───── Data to process ─────
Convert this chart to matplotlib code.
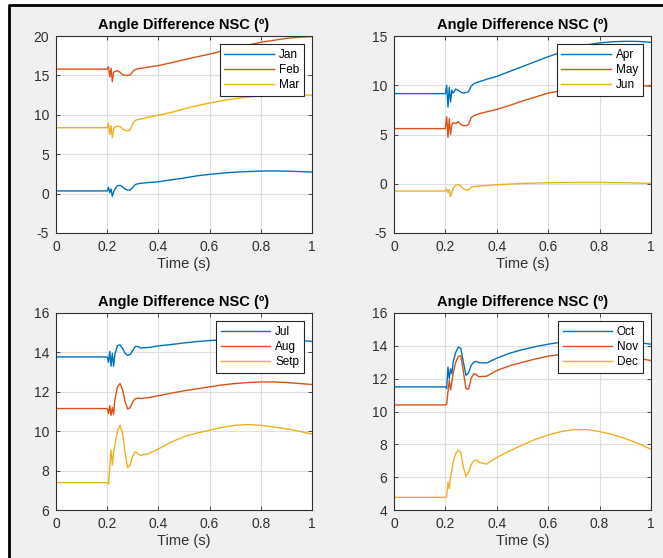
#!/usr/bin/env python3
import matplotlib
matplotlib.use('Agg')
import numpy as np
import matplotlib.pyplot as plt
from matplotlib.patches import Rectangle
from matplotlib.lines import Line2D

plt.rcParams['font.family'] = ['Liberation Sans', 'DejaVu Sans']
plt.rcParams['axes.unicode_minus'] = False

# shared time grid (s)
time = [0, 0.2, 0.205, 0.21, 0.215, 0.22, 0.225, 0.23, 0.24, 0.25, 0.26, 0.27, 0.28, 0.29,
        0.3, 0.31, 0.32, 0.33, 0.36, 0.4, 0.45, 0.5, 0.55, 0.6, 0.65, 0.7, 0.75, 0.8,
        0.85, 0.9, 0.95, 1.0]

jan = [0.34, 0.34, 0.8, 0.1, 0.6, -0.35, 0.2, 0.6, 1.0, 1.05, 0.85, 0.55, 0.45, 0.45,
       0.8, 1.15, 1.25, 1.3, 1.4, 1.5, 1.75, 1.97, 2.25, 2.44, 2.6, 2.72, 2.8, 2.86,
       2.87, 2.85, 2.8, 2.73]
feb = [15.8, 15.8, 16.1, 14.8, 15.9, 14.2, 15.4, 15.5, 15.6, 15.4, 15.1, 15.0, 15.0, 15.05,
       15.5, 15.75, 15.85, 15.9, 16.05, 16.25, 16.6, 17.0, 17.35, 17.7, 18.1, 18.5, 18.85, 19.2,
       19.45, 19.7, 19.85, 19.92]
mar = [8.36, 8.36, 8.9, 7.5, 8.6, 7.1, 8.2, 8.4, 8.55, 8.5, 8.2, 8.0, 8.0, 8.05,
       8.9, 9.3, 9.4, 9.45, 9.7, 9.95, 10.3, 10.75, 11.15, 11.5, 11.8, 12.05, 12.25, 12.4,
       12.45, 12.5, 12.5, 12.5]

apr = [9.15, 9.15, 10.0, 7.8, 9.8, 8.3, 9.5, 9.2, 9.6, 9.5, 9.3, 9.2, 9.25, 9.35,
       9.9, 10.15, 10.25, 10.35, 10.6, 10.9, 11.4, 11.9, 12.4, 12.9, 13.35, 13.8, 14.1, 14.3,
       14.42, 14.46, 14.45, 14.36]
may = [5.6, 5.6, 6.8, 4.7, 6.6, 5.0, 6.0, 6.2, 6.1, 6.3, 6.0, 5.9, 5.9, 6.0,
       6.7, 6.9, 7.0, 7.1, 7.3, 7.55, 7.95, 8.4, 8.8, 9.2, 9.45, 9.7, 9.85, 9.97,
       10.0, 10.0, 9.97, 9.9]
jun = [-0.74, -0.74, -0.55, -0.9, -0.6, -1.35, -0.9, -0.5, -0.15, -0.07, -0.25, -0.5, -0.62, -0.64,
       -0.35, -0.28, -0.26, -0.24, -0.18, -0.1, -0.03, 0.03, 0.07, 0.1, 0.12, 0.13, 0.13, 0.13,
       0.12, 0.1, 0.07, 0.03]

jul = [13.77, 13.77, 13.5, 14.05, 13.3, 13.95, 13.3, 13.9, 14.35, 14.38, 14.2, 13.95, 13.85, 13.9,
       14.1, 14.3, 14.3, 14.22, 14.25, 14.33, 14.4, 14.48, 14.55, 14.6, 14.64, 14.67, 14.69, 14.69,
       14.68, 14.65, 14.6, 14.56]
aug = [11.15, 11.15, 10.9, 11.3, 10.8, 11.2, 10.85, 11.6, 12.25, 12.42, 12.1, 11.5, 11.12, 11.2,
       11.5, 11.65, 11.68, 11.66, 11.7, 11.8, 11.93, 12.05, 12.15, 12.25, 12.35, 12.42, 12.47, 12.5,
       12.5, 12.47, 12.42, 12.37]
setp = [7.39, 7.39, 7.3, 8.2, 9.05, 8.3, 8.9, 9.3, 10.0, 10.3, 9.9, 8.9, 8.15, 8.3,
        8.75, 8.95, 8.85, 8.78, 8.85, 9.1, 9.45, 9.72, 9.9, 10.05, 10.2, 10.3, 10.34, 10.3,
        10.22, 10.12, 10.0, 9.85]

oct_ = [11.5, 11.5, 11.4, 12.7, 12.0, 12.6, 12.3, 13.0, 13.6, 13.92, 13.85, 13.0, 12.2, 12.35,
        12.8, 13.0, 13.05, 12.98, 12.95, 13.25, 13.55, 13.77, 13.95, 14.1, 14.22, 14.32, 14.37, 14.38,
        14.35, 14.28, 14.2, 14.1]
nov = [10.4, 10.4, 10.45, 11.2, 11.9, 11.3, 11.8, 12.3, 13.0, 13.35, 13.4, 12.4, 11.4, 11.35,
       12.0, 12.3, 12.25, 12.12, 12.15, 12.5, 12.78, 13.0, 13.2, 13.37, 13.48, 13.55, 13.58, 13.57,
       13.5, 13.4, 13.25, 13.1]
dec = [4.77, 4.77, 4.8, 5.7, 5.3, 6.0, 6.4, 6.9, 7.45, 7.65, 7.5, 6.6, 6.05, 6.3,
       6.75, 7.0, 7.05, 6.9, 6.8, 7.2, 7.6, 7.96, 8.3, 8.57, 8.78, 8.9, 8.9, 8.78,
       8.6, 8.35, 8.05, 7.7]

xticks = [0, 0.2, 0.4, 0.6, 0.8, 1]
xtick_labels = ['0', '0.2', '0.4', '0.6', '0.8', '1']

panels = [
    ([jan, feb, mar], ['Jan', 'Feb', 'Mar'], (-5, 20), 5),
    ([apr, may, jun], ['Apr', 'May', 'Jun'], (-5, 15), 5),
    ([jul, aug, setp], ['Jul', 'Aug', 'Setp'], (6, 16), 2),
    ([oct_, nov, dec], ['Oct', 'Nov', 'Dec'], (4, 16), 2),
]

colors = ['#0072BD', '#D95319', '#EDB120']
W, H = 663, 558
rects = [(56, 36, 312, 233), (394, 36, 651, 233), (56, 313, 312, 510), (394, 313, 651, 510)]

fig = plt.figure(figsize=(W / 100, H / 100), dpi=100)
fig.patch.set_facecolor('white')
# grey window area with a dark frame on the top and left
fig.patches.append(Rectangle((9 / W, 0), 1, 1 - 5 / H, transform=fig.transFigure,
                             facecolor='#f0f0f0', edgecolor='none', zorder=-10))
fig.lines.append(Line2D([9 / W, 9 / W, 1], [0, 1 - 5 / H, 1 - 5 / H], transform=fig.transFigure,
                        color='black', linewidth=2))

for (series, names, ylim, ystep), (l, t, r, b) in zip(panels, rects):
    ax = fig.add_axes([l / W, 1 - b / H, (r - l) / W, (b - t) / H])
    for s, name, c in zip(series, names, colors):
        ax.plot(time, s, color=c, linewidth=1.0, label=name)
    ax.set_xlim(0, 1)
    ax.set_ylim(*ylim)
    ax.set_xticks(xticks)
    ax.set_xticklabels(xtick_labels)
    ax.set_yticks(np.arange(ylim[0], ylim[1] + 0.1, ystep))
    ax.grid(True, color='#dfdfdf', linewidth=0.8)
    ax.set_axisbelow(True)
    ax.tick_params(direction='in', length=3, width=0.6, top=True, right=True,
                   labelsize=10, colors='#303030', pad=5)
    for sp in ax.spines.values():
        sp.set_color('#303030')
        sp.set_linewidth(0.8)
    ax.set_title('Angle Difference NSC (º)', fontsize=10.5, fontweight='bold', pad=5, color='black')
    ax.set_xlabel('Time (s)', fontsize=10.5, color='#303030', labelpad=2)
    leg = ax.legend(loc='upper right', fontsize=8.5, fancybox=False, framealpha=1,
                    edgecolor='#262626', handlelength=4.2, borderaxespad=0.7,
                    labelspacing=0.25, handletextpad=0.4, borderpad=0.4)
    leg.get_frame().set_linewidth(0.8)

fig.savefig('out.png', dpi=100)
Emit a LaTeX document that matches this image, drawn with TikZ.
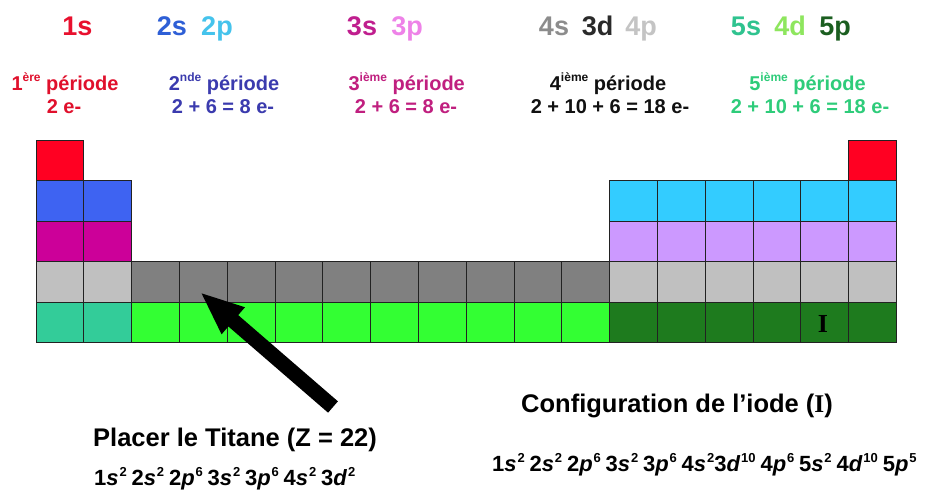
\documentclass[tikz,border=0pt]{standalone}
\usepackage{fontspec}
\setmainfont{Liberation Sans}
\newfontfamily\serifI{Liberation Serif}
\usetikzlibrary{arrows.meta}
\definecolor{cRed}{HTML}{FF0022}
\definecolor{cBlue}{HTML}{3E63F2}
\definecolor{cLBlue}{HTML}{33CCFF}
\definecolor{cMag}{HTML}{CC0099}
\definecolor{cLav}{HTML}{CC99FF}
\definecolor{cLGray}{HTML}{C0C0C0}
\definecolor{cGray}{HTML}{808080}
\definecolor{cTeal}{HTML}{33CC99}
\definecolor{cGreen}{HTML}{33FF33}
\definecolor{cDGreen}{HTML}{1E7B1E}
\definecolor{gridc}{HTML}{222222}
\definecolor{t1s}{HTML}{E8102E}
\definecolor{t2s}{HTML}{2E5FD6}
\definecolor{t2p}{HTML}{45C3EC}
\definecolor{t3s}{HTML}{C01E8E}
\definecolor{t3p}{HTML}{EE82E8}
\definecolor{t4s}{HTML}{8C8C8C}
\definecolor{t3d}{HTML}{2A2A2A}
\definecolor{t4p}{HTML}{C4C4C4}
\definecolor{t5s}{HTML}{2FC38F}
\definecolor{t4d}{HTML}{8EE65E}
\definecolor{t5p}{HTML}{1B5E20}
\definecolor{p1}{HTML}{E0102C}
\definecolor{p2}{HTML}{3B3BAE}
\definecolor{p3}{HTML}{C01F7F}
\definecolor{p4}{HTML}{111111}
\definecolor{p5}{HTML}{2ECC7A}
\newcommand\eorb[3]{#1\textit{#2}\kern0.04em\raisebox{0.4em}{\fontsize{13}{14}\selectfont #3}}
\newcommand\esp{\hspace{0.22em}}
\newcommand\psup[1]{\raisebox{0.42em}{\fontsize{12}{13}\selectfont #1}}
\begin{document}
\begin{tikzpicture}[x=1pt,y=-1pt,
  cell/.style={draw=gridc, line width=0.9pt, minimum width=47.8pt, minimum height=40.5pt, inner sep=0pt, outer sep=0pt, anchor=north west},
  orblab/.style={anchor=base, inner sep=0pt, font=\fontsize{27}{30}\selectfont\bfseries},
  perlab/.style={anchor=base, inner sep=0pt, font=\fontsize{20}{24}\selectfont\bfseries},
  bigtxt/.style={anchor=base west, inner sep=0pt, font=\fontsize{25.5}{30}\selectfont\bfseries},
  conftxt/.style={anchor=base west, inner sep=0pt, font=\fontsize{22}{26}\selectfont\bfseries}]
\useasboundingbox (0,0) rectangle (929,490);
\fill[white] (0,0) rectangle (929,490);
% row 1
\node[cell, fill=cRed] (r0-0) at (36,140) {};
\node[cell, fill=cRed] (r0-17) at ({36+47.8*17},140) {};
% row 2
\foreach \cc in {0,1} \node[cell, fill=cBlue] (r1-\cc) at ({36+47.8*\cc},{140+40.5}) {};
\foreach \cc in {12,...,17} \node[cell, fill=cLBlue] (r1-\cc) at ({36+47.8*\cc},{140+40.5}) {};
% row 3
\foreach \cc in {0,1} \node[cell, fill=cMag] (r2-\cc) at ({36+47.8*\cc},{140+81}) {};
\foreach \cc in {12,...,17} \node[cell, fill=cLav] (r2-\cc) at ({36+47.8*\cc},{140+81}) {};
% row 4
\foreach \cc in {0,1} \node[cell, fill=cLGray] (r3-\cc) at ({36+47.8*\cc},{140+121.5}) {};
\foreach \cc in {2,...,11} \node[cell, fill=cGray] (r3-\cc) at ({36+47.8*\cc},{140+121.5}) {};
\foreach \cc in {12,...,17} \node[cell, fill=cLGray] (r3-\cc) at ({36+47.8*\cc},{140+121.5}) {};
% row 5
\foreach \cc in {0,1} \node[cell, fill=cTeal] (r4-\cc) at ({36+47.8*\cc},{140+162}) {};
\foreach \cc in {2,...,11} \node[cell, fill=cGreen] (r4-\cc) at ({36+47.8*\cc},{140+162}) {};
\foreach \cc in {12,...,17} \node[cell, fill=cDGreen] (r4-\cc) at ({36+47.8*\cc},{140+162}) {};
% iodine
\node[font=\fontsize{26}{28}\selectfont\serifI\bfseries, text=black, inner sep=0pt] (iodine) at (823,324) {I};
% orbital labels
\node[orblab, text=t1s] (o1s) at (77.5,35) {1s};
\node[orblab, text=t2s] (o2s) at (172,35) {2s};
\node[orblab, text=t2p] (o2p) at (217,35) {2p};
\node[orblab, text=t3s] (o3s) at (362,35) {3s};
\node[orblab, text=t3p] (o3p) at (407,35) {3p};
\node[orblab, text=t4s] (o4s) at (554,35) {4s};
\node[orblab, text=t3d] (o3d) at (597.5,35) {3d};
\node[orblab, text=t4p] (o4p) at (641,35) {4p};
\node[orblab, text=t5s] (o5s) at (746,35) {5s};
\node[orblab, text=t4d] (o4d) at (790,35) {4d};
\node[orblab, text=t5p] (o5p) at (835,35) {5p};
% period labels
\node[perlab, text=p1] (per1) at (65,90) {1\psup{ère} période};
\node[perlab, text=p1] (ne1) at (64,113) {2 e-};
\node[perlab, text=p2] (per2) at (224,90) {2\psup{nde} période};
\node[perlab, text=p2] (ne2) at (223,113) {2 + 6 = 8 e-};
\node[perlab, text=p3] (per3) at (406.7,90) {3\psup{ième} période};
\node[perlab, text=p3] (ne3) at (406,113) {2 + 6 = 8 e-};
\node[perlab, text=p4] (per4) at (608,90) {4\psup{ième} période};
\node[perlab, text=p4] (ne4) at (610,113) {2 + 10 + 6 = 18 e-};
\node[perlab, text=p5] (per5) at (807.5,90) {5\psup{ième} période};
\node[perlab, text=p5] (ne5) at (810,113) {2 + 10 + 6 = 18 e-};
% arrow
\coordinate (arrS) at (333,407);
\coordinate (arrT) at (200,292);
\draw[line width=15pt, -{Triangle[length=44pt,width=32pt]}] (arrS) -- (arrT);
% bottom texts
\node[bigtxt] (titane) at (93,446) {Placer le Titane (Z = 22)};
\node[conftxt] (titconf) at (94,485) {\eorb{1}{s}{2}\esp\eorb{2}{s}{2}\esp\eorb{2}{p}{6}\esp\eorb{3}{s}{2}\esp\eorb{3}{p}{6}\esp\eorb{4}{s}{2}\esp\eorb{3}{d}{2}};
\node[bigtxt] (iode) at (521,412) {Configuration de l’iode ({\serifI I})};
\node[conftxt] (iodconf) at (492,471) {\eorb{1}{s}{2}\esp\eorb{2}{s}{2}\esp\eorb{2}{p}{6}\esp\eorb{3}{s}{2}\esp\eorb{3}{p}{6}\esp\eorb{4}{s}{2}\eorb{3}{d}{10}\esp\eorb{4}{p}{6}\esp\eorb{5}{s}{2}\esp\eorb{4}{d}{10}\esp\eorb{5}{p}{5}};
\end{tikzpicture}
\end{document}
─────
Short exercise:
Your task is to reproduce the entries above word for word, from the first line through the line with "0.85, 0.9, 0.95, 1.0]", and please leave out any pictures.

Result below:
Convert this chart to matplotlib code.
#!/usr/bin/env python3
import matplotlib
matplotlib.use('Agg')
import numpy as np
import matplotlib.pyplot as plt
from matplotlib.patches import Rectangle
from matplotlib.lines import Line2D

plt.rcParams['font.family'] = ['Liberation Sans', 'DejaVu Sans']
plt.rcParams['axes.unicode_minus'] = False

# shared time grid (s)
time = [0, 0.2, 0.205, 0.21, 0.215, 0.22, 0.225, 0.23, 0.24, 0.25, 0.26, 0.27, 0.28, 0.29,
        0.3, 0.31, 0.32, 0.33, 0.36, 0.4, 0.45, 0.5, 0.55, 0.6, 0.65, 0.7, 0.75, 0.8,
        0.85, 0.9, 0.95, 1.0]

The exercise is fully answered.